FIRST EDITION, INSCRIBED BY AUTHOR. 8vo, pp. [viii], 199, [1]. Fawn cloth, spine lettered in gilt. Extremities bruised and rubbed, fine bands of sunning to board edges, small bald patch to bottom board. Top edge a little dusty and spotted. Inscribed by Davies in the year of publication in blue pen to title page: “To David/ – one running Welsh/ hare to another? –/ from Rhys/ (London) 1969.”, trace of rust to rear endpapers.
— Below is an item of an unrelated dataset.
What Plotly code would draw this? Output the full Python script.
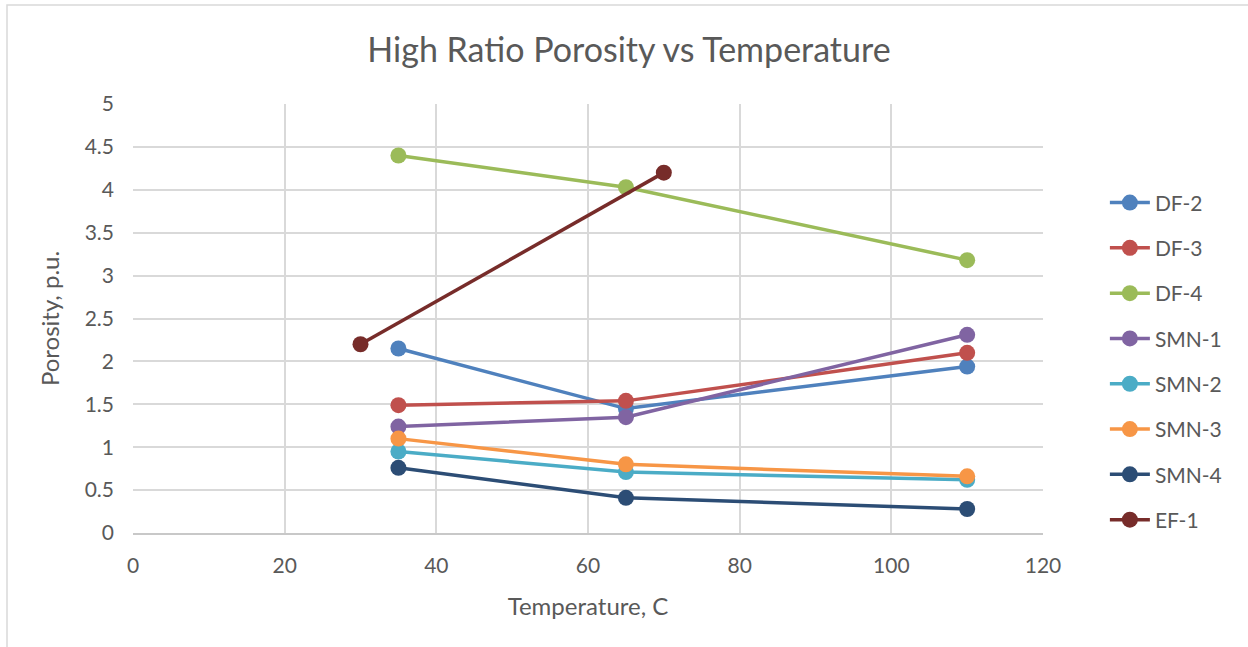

Clutch of ephemera laid in, comprising: two clipped obituaries of Davies, a 2-page clipped photocopy of 1975 Who’s Who entry for the author, 1 1/4 A4 page hand-written draft, seemingly the final section of a speech or piece celebrating Davies, perhaps by Rees? and 1 A4 page TLS (30.10.1996) to Dylans Bookshop, Swansea from Rees inquiring about selling this book. Else, clean and tight. In the original dust jacket: toned, a few marks, creasing to spine ends, closed tear to heel, taped on reverse. A grand association copy, uniting two friends, each of significance to the C20th literary landscape of Wales.
Dealer Notes
Dubbed ‘the Welsh Chekhov’, Rhys Davies (1901-1978; OBE) was a prolific and prize-winning author, who chronicled working class life, especially of industrial Wales and especially women’s lives, including, in his later career, lesbians. He is known predominantly for his short stories.
David Rees (1928-2004), Davies’ friend and inscribee, was a Welsh journalist, critic and, disparately, a scholar of both Welsh history and letters and international relations. He played an important role in situating Davies in the C20th Welsh literary landscape: in 1959 he published a “laudatory article” in the periodical Wales, ‘Rhys Davies: Professional Author,’ and would go on to write the first monograph on Davies for the Writers of Wales series in 1975. Suggestively, the hand-written draft references the debate about the importance of Davies’ novels versus his short stories, which was the substance of Rees’ 1959 article.
While Rees doesn’t appear in the autobiography, which ends in the late 1930s and is notoriously light on names and relationships anyhow, he played a role in its production, accompanying Davies to Carmarthen (where the book opens), the author’s first visit since 1938. The pair also drove up the Cothi Valley together (see Stephens, 2013). None of which explains, however, the question in Davies’ inscription. If Rees is only questionably a “running Welsh hare”, in his review of the book, Gwyn Thomas thought Davies one: “He is certainly the hare of his title. One sees his foot-mark in the snow of his chilly experience, but the man himself, even in the act of self-revelation is hard to come by. A great storyteller always finds it hard to shed the last sardonic veil of mystification and obliquity.” (cited in Stephens, 2013). More recent criticism has read Davies’ obliquity as a lifelong conscious and artful veiling of his homosexuality (see Stephens, 2013).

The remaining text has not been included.